The subsidiary, Wing, now has the same certifications that smaller airlines receive from the Federal Aviation Administration and the Department of Transportation. It said it plans to begin routine deliveries of small consumer items in two rural communities in Virginia within months.
“It’s an exciting moment for us to have earned the FAA’s approval to actually run a business with our technology,” Wing Chief Executive James Ryan Burgess said in an interview. He called it “pivotal” for his company and the drone industry in general.
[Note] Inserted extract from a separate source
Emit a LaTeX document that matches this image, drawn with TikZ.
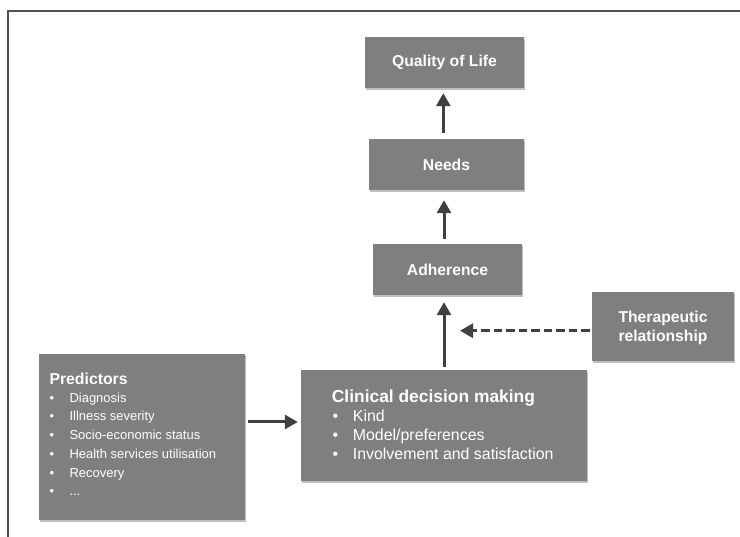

Drone regulations still don’t permit most flights over crowds and urban areas, limiting where Wing can operate. But the approvals signed by the FAA on Friday and Monday give the company the ability to charge for deliveries of clients’ goods in Virginia and apply for permission to expand to other regions.
Scores of companies working in test programs have gotten FAA waivers to perform demonstration flights or to make deliveries over short distances, but there has never been a drone company approved under the regulations designed to ensure safety at traditional charter airlines or smaller air-cargo haulers.
It required Wing to create extensive manuals, training routines and a safety hierarchy — just as any air carrier must do.
Companies receiving permission must also be majority-owned by U.S. citizens under long-standing Transportation Department regulations.
The plan has received unanimous approval from elected officials in southwest Virginia, according to Montgomery County Administrator Craig Meadows.
Because the idea of drones flying over people’s homes is so new, the company plans to conduct extensive outreach to local government leaders and the public, Burgess said. Deliveries are expected to start within several months.
Mark Blanks, director of the Virginia Tech Mid-Atlantic Aviation Partnership, which has been working with Wing on delivery tests, said they would “be working with the community a lot more as we prepare to roll this out.”
The people living in the neighborhoods where tests were conducted included academics at Virginia Tech and farmworkers, Blanks said. Wing and university representatives have contacted many of them to ensure they were comfortable. “Across the board,” he said, “everybody we’ve spoken to has been pretty excited.”
Wing provided extensive documentation to support its application, including records of thousands of safe f lights conducted in Australia in recent years, according to the FAA.
“This is an important step forward for the safe testing and integration of drones into our economy,” Transportation Secretary Elaine Chao said in a news release.
Some drone companies have complained that the process was too onerous. Many of the requirements that made sense for a charter airline — such as seat belts for the crew — didn’t apply to them.
Burgess said the FAA application process took months and was “very rigorous and very thorough.”
Other drone companies applying for FAA approvals should be able to move more quickly, now that the agency and Wing have worked through the issue of which rules apply, and don’t apply, to drone operators, Burgess said.
The FAA’s air carrier certification was needed because existing rules created strictly for drones don’t allow the kind of flight Wing envisioned, he said.
In order for Wing to operate over longer ranges and charge for the service, it needed to become a fullfledged air carrier. The FAA confirmed the air carrier certification was signed.
Wing plans to begin deliveries in Virginia’s Blacksburg and Christiansburg areas. The company has been conducting research at nearby Virginia Tech’s MidAtlantic Aviation Partnership.